GIVEN REQUEST: Copy from the first line below down to and including the line with "const yTickValues = [0, 0.1, 0.2, 0.3, 0.4, 0.5];". Skip the pictures.

SOURCE MATERIAL:
--------

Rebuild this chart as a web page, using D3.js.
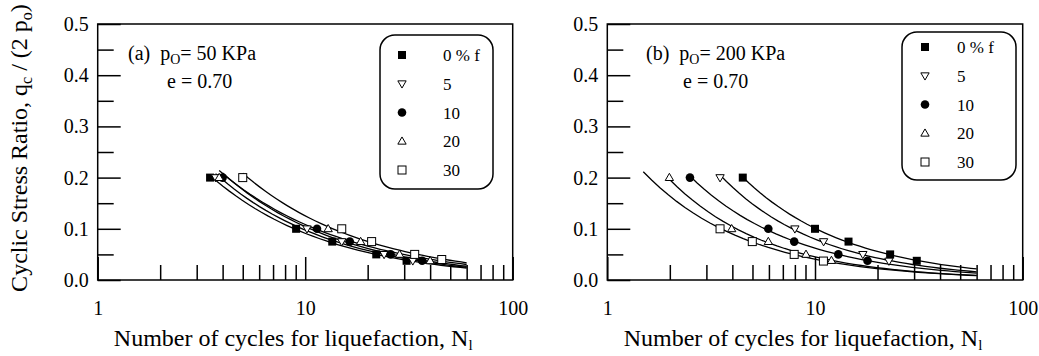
<!DOCTYPE html>
<html><head><meta charset="utf-8">
<script src="https://cdn.jsdelivr.net/npm/d3@7"></script>
<style>
html,body{margin:0;padding:0;background:#fff;}
svg text{font-family:"Liberation Serif","Times New Roman",serif;fill:#000;}
</style></head>
<body><svg id="c" width="1039" height="356"></svg>
<script>
// ---- data ----
const fineLabels = ["0 % f", "5", "10", "20", "30"];
const xTickLabels = [1, 10, 100];
const yTickValues = [0, 0.1, 0.2, 0.3, 0.4, 0.5];

// panel (a) p0 = 50 kPa
const a_N0  = [3.48, 9.04, 13.5, 22.0, 30.8];
const a_C0  = [0.2, 0.1, 0.075, 0.05, 0.0375];
const a_N5  = [3.7, 10.2, 15.0, 24.0, 33.0];
const a_C5  = [0.2, 0.1, 0.075, 0.05, 0.0375];
const a_N10 = [4.0, 11.4, 16.4, 25.8, 36.6];
const a_C10 = [0.2, 0.1, 0.075, 0.05, 0.0375];
const a_N20 = [3.85, 12.9, 18.5, 28.5, 40.0];
const a_C20 = [0.2, 0.1, 0.075, 0.05, 0.0375];
const a_N30 = [5.0, 15.0, 20.9, 33.7, 45.5];
const a_C30 = [0.2, 0.1, 0.075, 0.05, 0.04];
const a_curveStart = [3.48, 3.7, 4.0, 3.85, 5.0];

// panel (b) p0 = 200 kPa
const b_N0  = [4.49, 10.0, 14.5, 23.0, 30.9];
const b_C0  = [0.2, 0.1, 0.075, 0.05, 0.0375];
const b_N5  = [3.49, 8.0, 11.0, 17.0, 22.7];
const b_C5  = [0.2, 0.1, 0.075, 0.05, 0.037];
const b_N10 = [2.5, 5.96, 7.94, 12.95, 17.9];
const b_C10 = [0.2, 0.1, 0.075, 0.05, 0.0375];
const b_N20 = [1.99, 3.97, 5.96, 9.05, 12.0];
const b_C20 = [0.2, 0.1, 0.075, 0.05, 0.038];
const b_N30 = [3.49, 4.99, 7.94, 10.98];
const b_C30 = [0.1, 0.075, 0.05, 0.037];
const b_curveStart = [4.49, 3.49, 2.5, 1.99, 1.49];
const curveEnd = 60;

const symbols = ["fsquare", "dtri", "fcircle", "utri", "osquare"];

const panels = [
  {x0: 97.7, x1: 512.7, tag: "(a)", p: "50 KPa",
   series: [[a_N0,a_C0],[a_N5,a_C5],[a_N10,a_C10],[a_N20,a_C20],[a_N30,a_C30]],
   starts: a_curveStart, ylabel: true,
   legend: {x: 380, y: 35, w: 113, h: 154, mx: 402, lx: 443, ry: 55},
   ann: {x: 128, ex: 167}},
  {x0: 607.3, x1: 1022.7, tag: "(b)", p: "200 KPa",
   series: [[b_N0,b_C0],[b_N5,b_C5],[b_N10,b_C10],[b_N20,b_C20],[b_N30,b_C30]],
   starts: b_curveStart, ylabel: false,
   legend: {x: 902, y: 32, w: 114, h: 148, mx: 925, lx: 957, ry: 47},
   ann: {x: 646, ex: 683}}
];

const svg = d3.select("#c");
const yTop = 24, yBot = 280;
const SERIF = "Liberation Serif, Times New Roman, serif";

function drawSymbol(g, type, x, y) {
  if (type === "fsquare") g.append("rect").attr("x", x-4).attr("y", y-4).attr("width", 8).attr("height", 8).attr("fill", "#000");
  else if (type === "osquare") g.append("rect").attr("x", x-4).attr("y", y-4).attr("width", 8).attr("height", 8).attr("fill", "#fff").attr("stroke", "#000").attr("stroke-width", 1);
  else if (type === "fcircle") g.append("circle").attr("cx", x).attr("cy", y).attr("r", 4.3).attr("fill", "#000");
  else if (type === "utri") g.append("path").attr("d", d3.symbol(d3.symbolTriangle, 30)()).attr("transform", `translate(${x},${y+0.5})`).attr("fill", "#fff").attr("stroke", "#000").attr("stroke-width", 1);
  else if (type === "dtri") g.append("path").attr("d", d3.symbol(d3.symbolTriangle, 30)()).attr("transform", `translate(${x},${y-0.5}) rotate(180)`).attr("fill", "#fff").attr("stroke", "#000").attr("stroke-width", 1);
}

function powerFit(N, C) {
  const lx = N.map(Math.log), ly = C.map(Math.log);
  const mx = d3.mean(lx), my = d3.mean(ly);
  let sxy = 0, sxx = 0;
  for (let i = 0; i < lx.length; i++) { sxy += (lx[i]-mx)*(ly[i]-my); sxx += (lx[i]-mx)**2; }
  const b = sxy / sxx, a = my - b*mx;
  return n => Math.exp(a + b*Math.log(n));
}

panels.forEach(P => {
  const x = d3.scaleLog().domain([1, 100]).range([P.x0, P.x1]);
  const y = d3.scaleLinear().domain([0, 0.5]).range([yBot, yTop]);
  const g = svg.append("g");

  // y axis major
  const ya = g.append("g").attr("transform", `translate(${P.x0},0)`)
    .call(d3.axisLeft(y).tickValues(yTickValues).tickSize(-23).tickPadding(9).tickFormat(d3.format(".1f")));
  ya.attr("font-family", SERIF);
  ya.select(".domain").remove();
  ya.selectAll("line").attr("stroke-width", 1.5);
  ya.selectAll("text").attr("font-size", 20).attr("font-family", SERIF);
  // y axis minor
  const ym = g.append("g").attr("transform", `translate(${P.x0},0)`)
    .call(d3.axisLeft(y).tickValues([0.05, 0.15, 0.25, 0.35, 0.45]).tickSize(-16).tickFormat(""));
  ym.select(".domain").remove();
  ym.selectAll("line").attr("stroke-width", 1.5);

  // x axis major
  const xa = g.append("g").attr("transform", `translate(0,${yBot})`)
    .call(d3.axisBottom(x).tickValues(xTickLabels).tickSize(-23).tickPadding(21).tickFormat(d3.format("d")));
  xa.attr("font-family", SERIF);
  xa.select(".domain").remove();
  xa.selectAll("line").attr("stroke-width", 1.5);
  xa.selectAll("text").attr("font-size", 20).attr("font-family", SERIF);
  const minorX = [2,3,4,5,6,7,8,9,20,30,40,50,60,70,80,90];
  const xm = g.append("g").attr("transform", `translate(0,${yBot})`)
    .call(d3.axisBottom(x).tickValues(minorX).tickSize(-15).tickFormat(""));
  xm.select(".domain").remove();
  xm.selectAll("line").attr("stroke-width", 1.5);

  // frame
  g.append("rect").attr("x", P.x0).attr("y", yTop).attr("width", P.x1-P.x0).attr("height", yBot-yTop)
    .attr("fill", "none").attr("stroke", "#000").attr("stroke-width", 1.5);

  // curves
  const line = d3.line().x(d => x(d[0])).y(d => y(d[1]));
  P.series.forEach((s, i) => {
    const f = powerFit(s[0], s[1]);
    const lo = Math.log(P.starts[i]), hi = Math.log(curveEnd);
    const pts = d3.range(0, 41).map(k => { const n = Math.exp(lo + (hi-lo)*k/40); return [n, f(n)]; });
    g.append("path").attr("d", line(pts)).attr("fill", "none").attr("stroke", "#000").attr("stroke-width", 1.3);
  });
  // markers
  P.series.forEach((s, i) => {
    s[0].forEach((n, k) => drawSymbol(g, symbols[i], x(n), y(s[1][k])));
  });

  // legend
  const L = P.legend;
  g.append("rect").attr("x", L.x).attr("y", L.y).attr("width", L.w).attr("height", L.h)
    .attr("rx", 15).attr("ry", 15).attr("fill", "#fff").attr("stroke", "#000").attr("stroke-width", 1.5);
  fineLabels.forEach((lab, i) => {
    const ry = L.ry + i*28.75;
    drawSymbol(g, symbols[i], L.mx, ry);
    g.append("text").attr("x", L.lx).attr("y", ry + 6).attr("font-size", 17).attr("font-family", SERIF).text(lab);
  });

  // annotation
  const t = g.append("text").attr("x", P.ann.x).attr("y", 60).attr("font-size", 20).attr("font-family", SERIF);
  t.append("tspan").text(P.tag + "\u00a0\u00a0p");
  t.append("tspan").attr("font-size", 14).attr("dy", 4).text("O");
  t.append("tspan").attr("dy", -4).text("= " + P.p);
  g.append("text").attr("x", P.ann.ex).attr("y", 88).attr("font-size", 20).attr("font-family", SERIF).text("e = 0.70");

  // x label
  const xl = g.append("text").attr("x", (P.x0+P.x1)/2 - 12).attr("y", 346).attr("text-anchor", "middle")
    .attr("font-size", 24).attr("font-family", SERIF);
  xl.append("tspan").text("Number of cycles for liquefaction, N");
  xl.append("tspan").attr("font-size", 15).attr("dy", 4).text("l");

  if (P.ylabel) {
    const yl = g.append("text").attr("transform", `translate(27,${(yTop+yBot)/2 - 4}) rotate(-90)`)
      .attr("text-anchor", "middle").attr("font-size", 24).attr("font-family", SERIF);
    yl.append("tspan").text("Cyclic Stress Ratio, q");
    yl.append("tspan").attr("font-size", 16).attr("dy", 5).text("c");
    yl.append("tspan").attr("dy", -5).text(" / (2 p");
    yl.append("tspan").attr("font-size", 16).attr("dy", 5).text("o");
    yl.append("tspan").attr("dy", -5).text(")");
  }
});
</script>
</body></html>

--------

WRITTEN REPLY:
Rebuild this chart as a web page, using D3.js.
<!DOCTYPE html>
<html><head><meta charset="utf-8">
<script src="https://cdn.jsdelivr.net/npm/d3@7"></script>
<style>
html,body{margin:0;padding:0;background:#fff;}
svg text{font-family:"Liberation Serif","Times New Roman",serif;fill:#000;}
</style></head>
<body><svg id="c" width="1039" height="356"></svg>
<script>
// ---- data ----
const fineLabels = ["0 % f", "5", "10", "20", "30"];
const xTickLabels = [1, 10, 100];
const yTickValues = [0, 0.1, 0.2, 0.3, 0.4, 0.5];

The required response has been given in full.